Task requirements:
Pictures do not belong in the copy, so please give every entry below again exactly.

+--

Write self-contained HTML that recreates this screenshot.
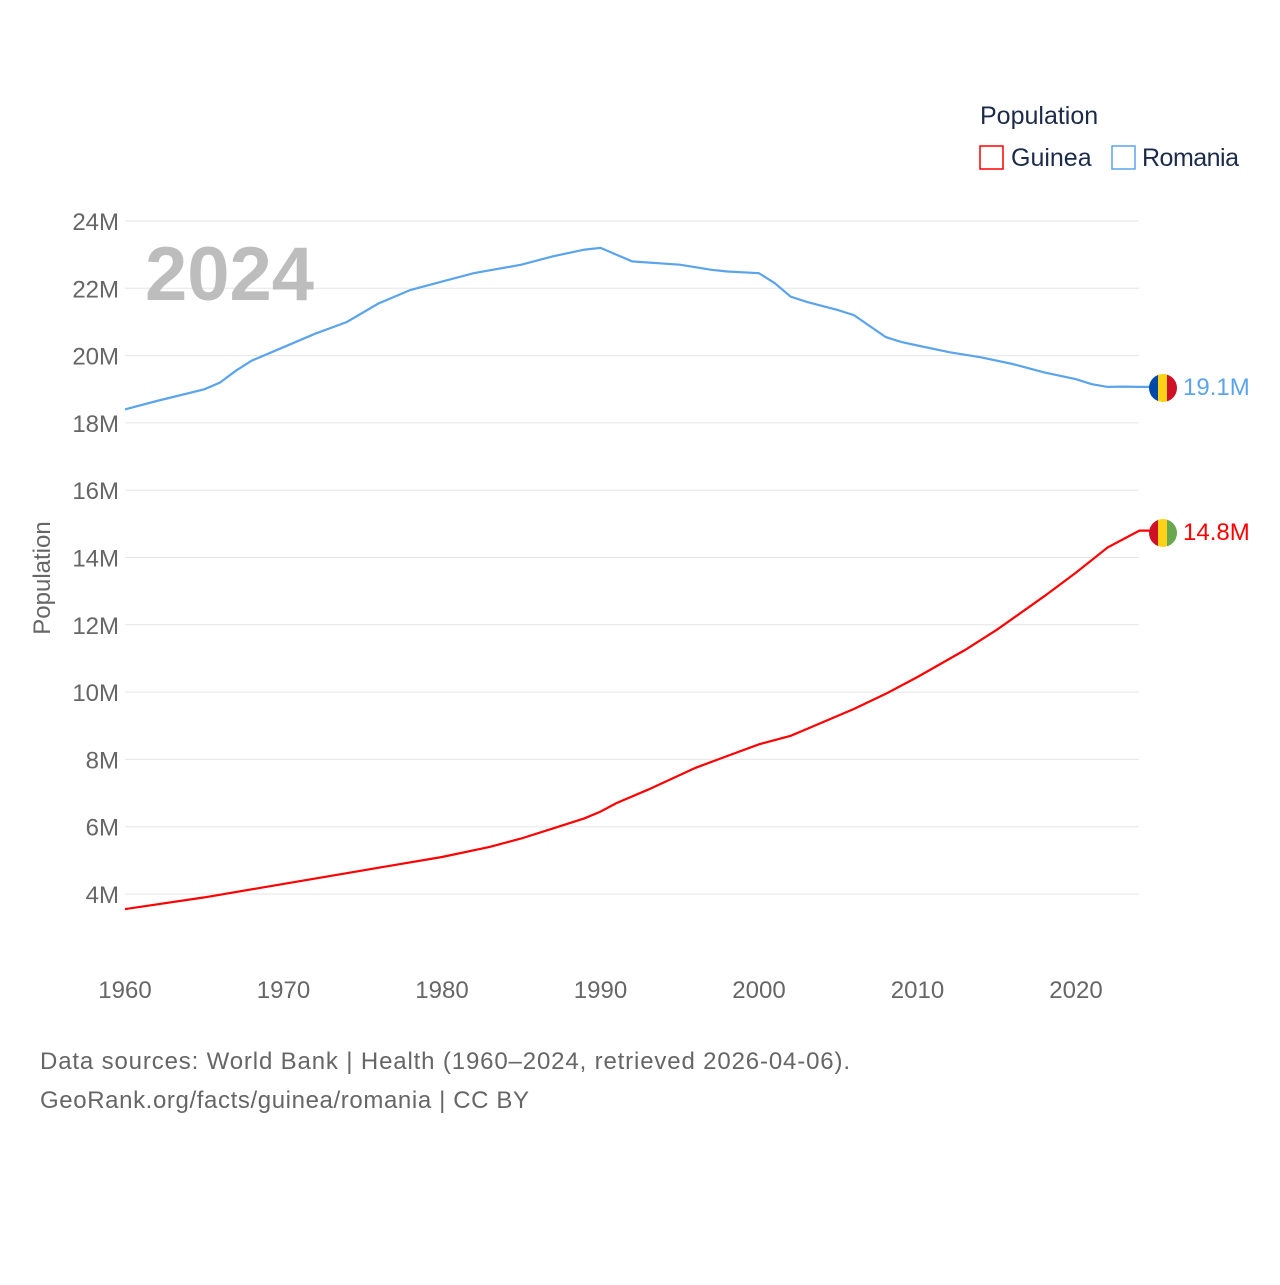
<!DOCTYPE html>
<html><head><meta charset="utf-8"><style>
body{margin:0;background:#fff;}
svg text{font-family:"Liberation Sans",sans-serif;}
</style></head><body>
<svg id="chart" width="1280" height="1280" viewBox="0 0 1280 1280">
<defs>
<clipPath id="cRo"><circle cx="1163" cy="388" r="14"/></clipPath>
<clipPath id="cGu"><circle cx="1163" cy="533" r="14"/></clipPath>
</defs>
<g id="grid"></g>
<g id="yticks"></g>
<g id="xticks"></g>
<text x="50" y="578" font-size="24" fill="#666" text-anchor="middle" transform="rotate(-90 50 578)">Population</text>
<text x="145" y="300" font-size="76" font-weight="bold" fill="#bdbdbd">2024</text>
<text x="980" y="124" font-size="25" fill="#1c2b4a">Population</text>
<g><rect x="980" y="146" width="23" height="23" fill="none" stroke="#ff0000" stroke-width="1.5"/><text x="1011" y="166" font-size="25" fill="#1c2b4a">Guinea</text></g>
<g><rect x="1112" y="146" width="23" height="23" fill="none" stroke="#5ba4ec" stroke-width="1.5"/><text x="1142" y="166" font-size="25" fill="#1c2b4a" textLength="97">Romania</text></g>
<path id="roLine" fill="none" stroke="#5ba4ec" stroke-width="2.2"/>
<path id="guLine" fill="none" stroke="#ff0000" stroke-width="2.2"/>
<g clip-path="url(#cRo)"><rect x="1149" y="374" width="10" height="28" fill="#0049a8"/><rect x="1158" y="374" width="10" height="28" fill="#fcd116"/><rect x="1167" y="374" width="10" height="28" fill="#ce1126"/></g>
<g clip-path="url(#cGu)"><rect x="1149" y="519" width="10" height="28" fill="#ce1126"/><rect x="1158" y="519" width="10" height="28" fill="#fcd116"/><rect x="1167" y="519" width="10" height="28" fill="#6aa84f"/></g>
<text x="1183" y="395" font-size="24" fill="#5ba4ec">19.1M</text>
<text x="1183" y="540" font-size="24" fill="#ff0000">14.8M</text>
<text x="40" y="1069" font-size="24" fill="#666" textLength="810">Data sources: World Bank | Health (1960–2024, retrieved 2026-04-06).</text>
<text x="40" y="1108" font-size="24" fill="#666" textLength="489">GeoRank.org/facts/guinea/romania | CC BY</text>
</svg>
<script>
const yTicks=[4,6,8,10,12,14,16,18,20,22,24];
const xTicks=[1960,1970,1980,1990,2000,2010,2020];
const roYears=[1960,1962,1965,1966,1967,1968,1970,1972,1974,1976,1978,1980,1982,1985,1987,1989,1990,1992,1995,1997,1998,2000,2001,2002,2003,2005,2006,2008,2009,2010,2012,2014,2016,2018,2020,2021,2022,2023,2024];
const roVals=[18.4,18.65,19.0,19.2,19.55,19.85,20.25,20.65,21.0,21.55,21.95,22.2,22.45,22.7,22.95,23.15,23.2,22.8,22.7,22.55,22.5,22.45,22.15,21.75,21.6,21.35,21.2,20.55,20.4,20.3,20.1,19.95,19.75,19.5,19.3,19.15,19.07,19.08,19.07];
const guYears=[1960,1965,1970,1975,1980,1983,1985,1987,1989,1990,1991,1993,1996,1998,2000,2002,2003,2006,2008,2010,2013,2015,2018,2020,2022,2024];
const guVals=[3.55,3.9,4.3,4.7,5.1,5.4,5.65,5.95,6.25,6.45,6.7,7.1,7.75,8.1,8.45,8.7,8.9,9.5,9.95,10.45,11.25,11.85,12.85,13.55,14.3,14.8];
const X=y=>125+(y-1960)*(1076-125)/60;
const Y=v=>894-(v-4)*(894-221)/20;
const NS="http://www.w3.org/2000/svg";
const grid=document.getElementById('grid'),yt=document.getElementById('yticks'),xt=document.getElementById('xticks');
yTicks.forEach(t=>{
 const l=document.createElementNS(NS,'line');
 l.setAttribute('x1',125);l.setAttribute('x2',1139);l.setAttribute('y1',Y(t));l.setAttribute('y2',Y(t));
 l.setAttribute('stroke','#e6e6e6');l.setAttribute('stroke-width','1');
 
 
 grid.appendChild(l);
 const tx=document.createElementNS(NS,'text');
 tx.setAttribute('x',119);tx.setAttribute('y',Y(t)+9);tx.setAttribute('text-anchor','end');
 tx.setAttribute('font-size','24');tx.setAttribute('fill','#666');tx.textContent=t+'M';
 
 
 yt.appendChild(tx);
});
xTicks.forEach(t=>{
 const tx=document.createElementNS(NS,'text');
 tx.setAttribute('x',X(t));tx.setAttribute('y',998);tx.setAttribute('text-anchor','middle');
 tx.setAttribute('font-size','24');tx.setAttribute('fill','#666');tx.textContent=t;
 
 
 xt.appendChild(tx);
});
function path(ys,vs){return ys.map((y,i)=>(i?'L':'M')+X(y).toFixed(1)+','+Y(vs[i]).toFixed(1)).join('');}
const last=(ys,vs)=>'L'+(X(ys[ys.length-1])+10).toFixed(1)+','+Y(vs[vs.length-1]).toFixed(1);
document.getElementById('roLine').setAttribute('d',path(roYears,roVals)+last(roYears,roVals));
document.getElementById('guLine').setAttribute('d',path(guYears,guVals)+last(guYears,guVals));
</script>
</body></html>
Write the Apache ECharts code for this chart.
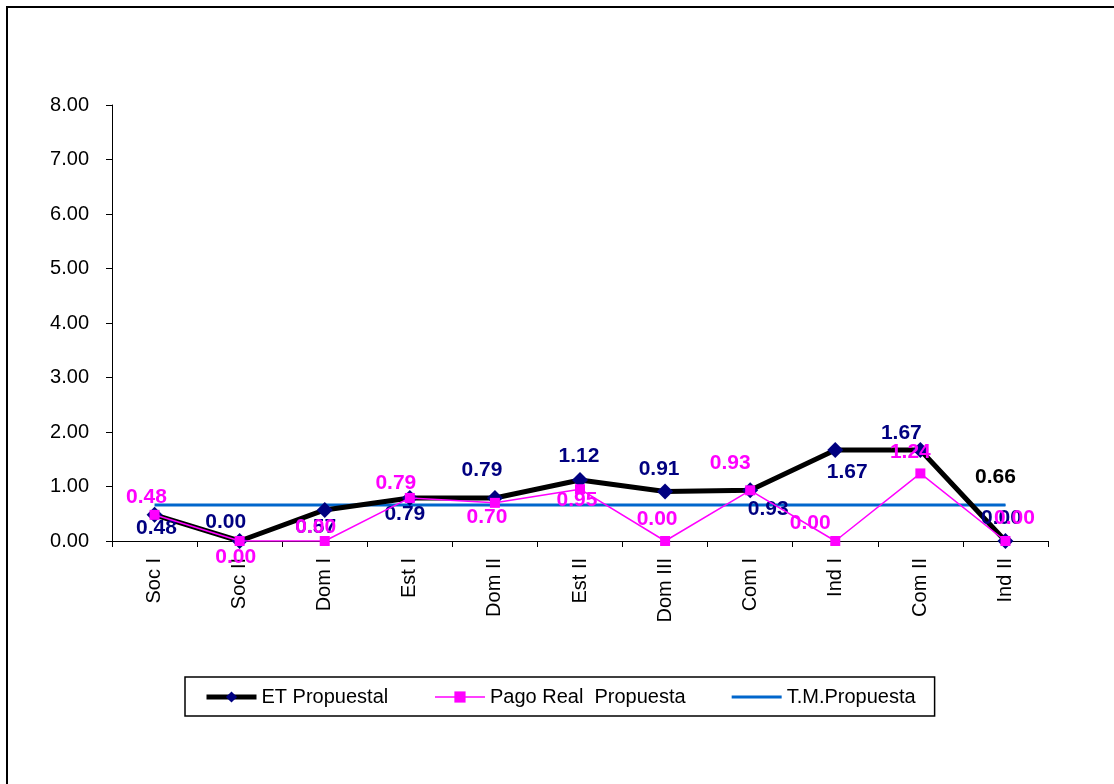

+--

Answer to this problem:
Write self-contained HTML that recreates this screenshot.
<!DOCTYPE html>
<html><head><meta charset="utf-8"><style>
body{margin:0;background:#fff;}
svg text{font-family:"Liberation Sans",sans-serif;}
</style></head><body>
<svg id="chart" width="1280" height="1280" viewBox="0 0 1280 1280">
<defs>
<clipPath id="cRo"><circle cx="1163" cy="388" r="14"/></clipPath>
<clipPath id="cGu"><circle cx="1163" cy="533" r="14"/></clipPath>
</defs>
<g id="grid"></g>
<g id="yticks"></g>
<g id="xticks"></g>
<text x="50" y="578" font-size="24" fill="#666" text-anchor="middle" transform="rotate(-90 50 578)">Population</text>
<text x="145" y="300" font-size="76" font-weight="bold" fill="#bdbdbd">2024</text>
<text x="980" y="124" font-size="25" fill="#1c2b4a">Population</text>
<g><rect x="980" y="146" width="23" height="23" fill="none" stroke="#ff0000" stroke-width="1.5"/><text x="1011" y="166" font-size="25" fill="#1c2b4a">Guinea</text></g>
<g><rect x="1112" y="146" width="23" height="23" fill="none" stroke="#5ba4ec" stroke-width="1.5"/><text x="1142" y="166" font-size="25" fill="#1c2b4a" textLength="97">Romania</text></g>
<path id="roLine" fill="none" stroke="#5ba4ec" stroke-width="2.2"/>
<path id="guLine" fill="none" stroke="#ff0000" stroke-width="2.2"/>
<g clip-path="url(#cRo)"><rect x="1149" y="374" width="10" height="28" fill="#0049a8"/><rect x="1158" y="374" width="10" height="28" fill="#fcd116"/><rect x="1167" y="374" width="10" height="28" fill="#ce1126"/></g>
<g clip-path="url(#cGu)"><rect x="1149" y="519" width="10" height="28" fill="#ce1126"/><rect x="1158" y="519" width="10" height="28" fill="#fcd116"/><rect x="1167" y="519" width="10" height="28" fill="#6aa84f"/></g>
<text x="1183" y="395" font-size="24" fill="#5ba4ec">19.1M</text>
<text x="1183" y="540" font-size="24" fill="#ff0000">14.8M</text>
<text x="40" y="1069" font-size="24" fill="#666" textLength="810">Data sources: World Bank | Health (1960–2024, retrieved 2026-04-06).</text>
<text x="40" y="1108" font-size="24" fill="#666" textLength="489">GeoRank.org/facts/guinea/romania | CC BY</text>
</svg>
<script>
const yTicks=[4,6,8,10,12,14,16,18,20,22,24];
const xTicks=[1960,1970,1980,1990,2000,2010,2020];
const roYears=[1960,1962,1965,1966,1967,1968,1970,1972,1974,1976,1978,1980,1982,1985,1987,1989,1990,1992,1995,1997,1998,2000,2001,2002,2003,2005,2006,2008,2009,2010,2012,2014,2016,2018,2020,2021,2022,2023,2024];
const roVals=[18.4,18.65,19.0,19.2,19.55,19.85,20.25,20.65,21.0,21.55,21.95,22.2,22.45,22.7,22.95,23.15,23.2,22.8,22.7,22.55,22.5,22.45,22.15,21.75,21.6,21.35,21.2,20.55,20.4,20.3,20.1,19.95,19.75,19.5,19.3,19.15,19.07,19.08,19.07];
const guYears=[1960,1965,1970,1975,1980,1983,1985,1987,1989,1990,1991,1993,1996,1998,2000,2002,2003,2006,2008,2010,2013,2015,2018,2020,2022,2024];
const guVals=[3.55,3.9,4.3,4.7,5.1,5.4,5.65,5.95,6.25,6.45,6.7,7.1,7.75,8.1,8.45,8.7,8.9,9.5,9.95,10.45,11.25,11.85,12.85,13.55,14.3,14.8];
const X=y=>125+(y-1960)*(1076-125)/60;
const Y=v=>894-(v-4)*(894-221)/20;
const NS="http://www.w3.org/2000/svg";
const grid=document.getElementById('grid'),yt=document.getElementById('yticks'),xt=document.getElementById('xticks');
yTicks.forEach(t=>{
 const l=document.createElementNS(NS,'line');
 l.setAttribute('x1',125);l.setAttribute('x2',1139);l.setAttribute('y1',Y(t));l.setAttribute('y2',Y(t));
 l.setAttribute('stroke','#e6e6e6');l.setAttribute('stroke-width','1');
 
 
 grid.appendChild(l);
 const tx=document.createElementNS(NS,'text');
 tx.setAttribute('x',119);tx.setAttribute('y',Y(t)+9);tx.setAttribute('text-anchor','end');
 tx.setAttribute('font-size','24');tx.setAttribute('fill','#666');tx.textContent=t+'M';
 
 
 yt.appendChild(tx);
});
xTicks.forEach(t=>{
 const tx=document.createElementNS(NS,'text');
 tx.setAttribute('x',X(t));tx.setAttribute('y',998);tx.setAttribute('text-anchor','middle');
 tx.setAttribute('font-size','24');tx.setAttribute('fill','#666');tx.textContent=t;
 
 
 xt.appendChild(tx);
});
function path(ys,vs){return ys.map((y,i)=>(i?'L':'M')+X(y).toFixed(1)+','+Y(vs[i]).toFixed(1)).join('');}
const last=(ys,vs)=>'L'+(X(ys[ys.length-1])+10).toFixed(1)+','+Y(vs[vs.length-1]).toFixed(1);
document.getElementById('roLine').setAttribute('d',path(roYears,roVals)+last(roYears,roVals));
document.getElementById('guLine').setAttribute('d',path(guYears,guVals)+last(guYears,guVals));
</script>
</body></html>
Write the Apache ECharts code for this chart.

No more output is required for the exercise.